Written request:
Copy the listing verbatim, excluding any images found in it.
** START **
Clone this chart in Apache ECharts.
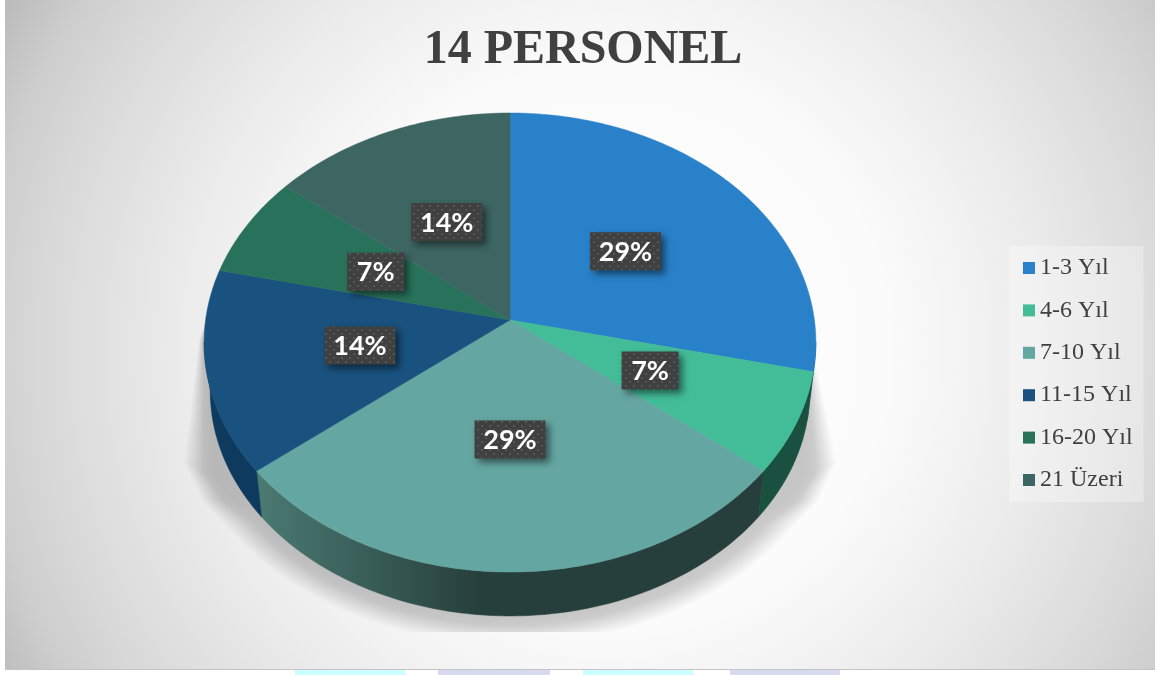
<!DOCTYPE html>
<html><head><meta charset="utf-8">
<style>html,body{margin:0;padding:0;background:#fff}#c{width:1155px;height:675px}</style>
<script src="https://cdn.jsdelivr.net/npm/echarts@6/dist/echarts.min.js"></script>
</head><body><div id="c"></div>
<script>
const titleText = '14 PERSONEL';
const categories = ['1-3 Yıl','4-6 Yıl','7-10 Yıl','11-15 Yıl','16-20 Yıl','21 Üzeri'];
const values = [4,1,4,2,1,2];
const colors = ['#2881C9','#42BD98','#64A6A1','#19527F','#28725B','#3D6562'];
const wallColors = ['#175080','#1A5040',null,'#0E3A5E','#184A3A','#2A4543'];

const total = values.reduce((a,b)=>a+b,0);
const CX=510, CY=320, A=304.4, B=227.3, K=0.098, FRONT_A=95.6, FRONT_B=264.4;
function rim(deg,r){
  r = r===undefined?1:r;
  const t=deg*Math.PI/180, x=r*Math.sin(t), y=-r*Math.cos(t), w=1-K*y;
  return [CX+A*x/w, CY+B*y/w];
}
function lower(p){ return [CX+(p[0]-CX)*0.98, CY+(p[1]-CY)*0.98+49]; }
function range(a,b){ const o=[]; const n=Math.max(2,Math.ceil(Math.abs(b-a))); for(let i=0;i<=n;i++) o.push(a+(b-a)*i/n); return o; }

const pat=document.createElement('canvas'); pat.width=8; pat.height=8;
(function(){const g=pat.getContext('2d'); g.fillStyle='#404040'; g.fillRect(0,0,8,8); g.fillStyle='#565656';
 g.fillRect(1,1,2,2); g.fillRect(5,5,2,2);})();

function renderSlice(i){
  return function(params,api){
    const before=values.slice(0,i).reduce((a,b)=>a+b,0);
    const a0=before/total*360, a1=(before+api.value(0))/total*360;
    const children=[];
    const w0=Math.max(a0,FRONT_A), w1=Math.min(a1,FRONT_B);
    if(w1>w0){
      const top=range(w0,w1).map(d=>rim(d));
      const bottom=top.map(lower).reverse();
      const fill = wallColors[i] || {type:'linear',x:258,y:0,x2:480,y2:0,global:true,
        colorStops:[{offset:0,color:'#4A7A72'},{offset:1,color:'#273F3C'}]};
      children.push({type:'polygon',z2:1,shape:{points:top.concat(bottom)},
        style:{fill:fill,stroke:fill,lineWidth:0.5}});
    }
    const pts=[[CX,CY]].concat(range(a0,a1).map(d=>rim(d)));
    children.push({type:'polygon',z2:2,shape:{points:pts},
      style:{fill:colors[i],stroke:colors[i],lineWidth:0.5}});
    const m=rim((a0+a1)/2,0.5);
    const txt=Math.round(api.value(0)/total*100)+'%';
    const w=txt.length>2?71:57, h=38;
    children.push({type:'rect',z2:10,shape:{x:m[0]-w/2,y:m[1]-h/2,width:w,height:h},
      style:{fill:{image:pat,repeat:'repeat'},shadowBlur:7,shadowOffsetX:4,shadowOffsetY:4,shadowColor:'rgba(0,0,0,0.5)'}});
    children.push({type:'text',z2:11,x:m[0],y:m[1]+1,
      style:{text:txt,fill:'#fff',font:'bold 27px Lato',align:'center',verticalAlign:'middle'}});
    return {type:'group',children};
  };
}

const shadowLayers=[];
for(let s=34;s>=0;s-=2){
  const f=1+s/300, q=(34-s)/34;
  const cl=p=>[CX+(p[0]-CX)*f, Math.min(632, 370+(p[1]-370)*f)];
  const body=range(232,128).map(d=>cl(lower(rim(d))));
  const cL=[184+q*30,462+q*15], cR=[836-q*30,462+q*15];
  const bL=body[0], bR=body[body.length-1];
  const mL=[(cL[0]+bL[0])/2-5,(cL[1]+bL[1])/2+5], mR=[(cR[0]+bR[0])/2+5,(cR[1]+bR[1])/2+5];
  const pts=[[221,272],[199+q*6,340],cL,mL].concat(body,[mR,cR,[811-q*6,340],[799,272]]);
  shadowLayers.push({type:'polygon',z:1,silent:true,shape:{points:pts},
    style:{fill:'rgba(0,0,0,'+(s>10?0.017:0.002)+')'}});
}

const chart=echarts.init(document.getElementById('c'),null,{renderer:'canvas'});
chart.setOption({
  animation:false,
  backgroundColor:'#ffffff',
  color:colors,
  title:{text:titleText,left:578,top:22,textAlign:'center',
    textStyle:{fontFamily:'Liberation Serif',fontWeight:'bold',fontSize:48,color:'#404040'}},
  legend:{orient:'vertical',left:1009,top:246,padding:[9,11,9,14],
    backgroundColor:'rgba(255,255,255,0.3)',itemWidth:12,itemHeight:12,itemGap:16.4,
    icon:'rect',data:categories,selectedMode:false,
    textStyle:{fontFamily:'Liberation Serif',fontSize:24,lineHeight:24,color:'#404040',padding:[2,0,0,0]}},
  graphic:[
    {type:'rect',z:0,silent:true,shape:{x:5,y:0,width:1150,height:669},
     style:{fill:{type:'radial',global:true,x:610,y:350,r:700,colorStops:[
       {offset:0,color:'#ffffff'},{offset:0.4,color:'#fbfbfb'},{offset:0.62,color:'#ebebeb'},{offset:0.8,color:'#dadada'},{offset:0.9,color:'#cecece'},{offset:1,color:'#bababa'}]}}},
    {type:'rect',z:0,silent:true,shape:{x:5,y:669,width:1150,height:1},style:{fill:'#c4c4c4'}},
    {type:'rect',z:0,silent:true,shape:{x:295,y:670,width:110,height:5},style:{fill:'#ccffff'}},
    {type:'rect',z:0,silent:true,shape:{x:438,y:670,width:112,height:5},style:{fill:'#d9d9f2'}},
    {type:'rect',z:0,silent:true,shape:{x:583,y:670,width:110,height:5},style:{fill:'#ccffff'}},
    {type:'rect',z:0,silent:true,shape:{x:730,y:670,width:110,height:5},style:{fill:'#d9d9f2'}}
  ].concat(shadowLayers),
  series:categories.map((name,i)=>({
    type:'custom',name:name,coordinateSystem:'none',silent:true,
    itemStyle:{color:colors[i]},
    data:[values[i]],
    renderItem:renderSlice(i)
  }))
});
</script></body></html>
** END **
Solved problem:
Clone this chart in Apache ECharts.
<!DOCTYPE html>
<html><head><meta charset="utf-8">
<style>html,body{margin:0;padding:0;background:#fff}#c{width:1155px;height:675px}</style>
<script src="https://cdn.jsdelivr.net/npm/echarts@6/dist/echarts.min.js"></script>
</head><body><div id="c"></div>
<script>
const titleText = '14 PERSONEL';
const categories = ['1-3 Yıl','4-6 Yıl','7-10 Yıl','11-15 Yıl','16-20 Yıl','21 Üzeri'];
const values = [4,1,4,2,1,2];
const colors = ['#2881C9','#42BD98','#64A6A1','#19527F','#28725B','#3D6562'];
const wallColors = ['#175080','#1A5040',null,'#0E3A5E','#184A3A','#2A4543'];

const total = values.reduce((a,b)=>a+b,0);
const CX=510, CY=320, A=304.4, B=227.3, K=0.098, FRONT_A=95.6, FRONT_B=264.4;
function rim(deg,r){
  r = r===undefined?1:r;
  const t=deg*Math.PI/180, x=r*Math.sin(t), y=-r*Math.cos(t), w=1-K*y;
  return [CX+A*x/w, CY+B*y/w];
}
function lower(p){ return [CX+(p[0]-CX)*0.98, CY+(p[1]-CY)*0.98+49]; }
function range(a,b){ const o=[]; const n=Math.max(2,Math.ceil(Math.abs(b-a))); for(let i=0;i<=n;i++) o.push(a+(b-a)*i/n); return o; }

const pat=document.createElement('canvas'); pat.width=8; pat.height=8;
(function(){const g=pat.getContext('2d'); g.fillStyle='#404040'; g.fillRect(0,0,8,8); g.fillStyle='#565656';
 g.fillRect(1,1,2,2); g.fillRect(5,5,2,2);})();

function renderSlice(i){
  return function(params,api){
    const before=values.slice(0,i).reduce((a,b)=>a+b,0);
    const a0=before/total*360, a1=(before+api.value(0))/total*360;
    const children=[];
    const w0=Math.max(a0,FRONT_A), w1=Math.min(a1,FRONT_B);
    if(w1>w0){
      const top=range(w0,w1).map(d=>rim(d));
      const bottom=top.map(lower).reverse();
      const fill = wallColors[i] || {type:'linear',x:258,y:0,x2:480,y2:0,global:true,
        colorStops:[{offset:0,color:'#4A7A72'},{offset:1,color:'#273F3C'}]};
      children.push({type:'polygon',z2:1,shape:{points:top.concat(bottom)},
        style:{fill:fill,stroke:fill,lineWidth:0.5}});
    }
    const pts=[[CX,CY]].concat(range(a0,a1).map(d=>rim(d)));
    children.push({type:'polygon',z2:2,shape:{points:pts},
      style:{fill:colors[i],stroke:colors[i],lineWidth:0.5}});
    const m=rim((a0+a1)/2,0.5);
    const txt=Math.round(api.value(0)/total*100)+'%';
    const w=txt.length>2?71:57, h=38;
    children.push({type:'rect',z2:10,shape:{x:m[0]-w/2,y:m[1]-h/2,width:w,height:h},
      style:{fill:{image:pat,repeat:'repeat'},shadowBlur:7,shadowOffsetX:4,shadowOffsetY:4,shadowColor:'rgba(0,0,0,0.5)'}});
    children.push({type:'text',z2:11,x:m[0],y:m[1]+1,
      style:{text:txt,fill:'#fff',font:'bold 27px Lato',align:'center',verticalAlign:'middle'}});
    return {type:'group',children};
  };
}

const shadowLayers=[];
for(let s=34;s>=0;s-=2){
  const f=1+s/300, q=(34-s)/34;
  const cl=p=>[CX+(p[0]-CX)*f, Math.min(632, 370+(p[1]-370)*f)];
  const body=range(232,128).map(d=>cl(lower(rim(d))));
  const cL=[184+q*30,462+q*15], cR=[836-q*30,462+q*15];
  const bL=body[0], bR=body[body.length-1];
  const mL=[(cL[0]+bL[0])/2-5,(cL[1]+bL[1])/2+5], mR=[(cR[0]+bR[0])/2+5,(cR[1]+bR[1])/2+5];
  const pts=[[221,272],[199+q*6,340],cL,mL].concat(body,[mR,cR,[811-q*6,340],[799,272]]);
  shadowLayers.push({type:'polygon',z:1,silent:true,shape:{points:pts},
    style:{fill:'rgba(0,0,0,'+(s>10?0.017:0.002)+')'}});
}

const chart=echarts.init(document.getElementById('c'),null,{renderer:'canvas'});
chart.setOption({
  animation:false,
  backgroundColor:'#ffffff',
  color:colors,
  title:{text:titleText,left:578,top:22,textAlign:'center',
    textStyle:{fontFamily:'Liberation Serif',fontWeight:'bold',fontSize:48,color:'#404040'}},
  legend:{orient:'vertical',left:1009,top:246,padding:[9,11,9,14],
    backgroundColor:'rgba(255,255,255,0.3)',itemWidth:12,itemHeight:12,itemGap:16.4,
    icon:'rect',data:categories,selectedMode:false,
    textStyle:{fontFamily:'Liberation Serif',fontSize:24,lineHeight:24,color:'#404040',padding:[2,0,0,0]}},
  graphic:[
    {type:'rect',z:0,silent:true,shape:{x:5,y:0,width:1150,height:669},
     style:{fill:{type:'radial',global:true,x:610,y:350,r:700,colorStops:[
       {offset:0,color:'#ffffff'},{offset:0.4,color:'#fbfbfb'},{offset:0.62,color:'#ebebeb'},{offset:0.8,color:'#dadada'},{offset:0.9,color:'#cecece'},{offset:1,color:'#bababa'}]}}},
    {type:'rect',z:0,silent:true,shape:{x:5,y:669,width:1150,height:1},style:{fill:'#c4c4c4'}},
    {type:'rect',z:0,silent:true,shape:{x:295,y:670,width:110,height:5},style:{fill:'#ccffff'}},
    {type:'rect',z:0,silent:true,shape:{x:438,y:670,width:112,height:5},style:{fill:'#d9d9f2'}},
    {type:'rect',z:0,silent:true,shape:{x:583,y:670,width:110,height:5},style:{fill:'#ccffff'}},
    {type:'rect',z:0,silent:true,shape:{x:730,y:670,width:110,height:5},style:{fill:'#d9d9f2'}}
  ].concat(shadowLayers),
  series:categories.map((name,i)=>({
    type:'custom',name:name,coordinateSystem:'none',silent:true,
    itemStyle:{color:colors[i]},
    data:[values[i]],
    renderItem:renderSlice(i)
  }))
});
</script></body></html>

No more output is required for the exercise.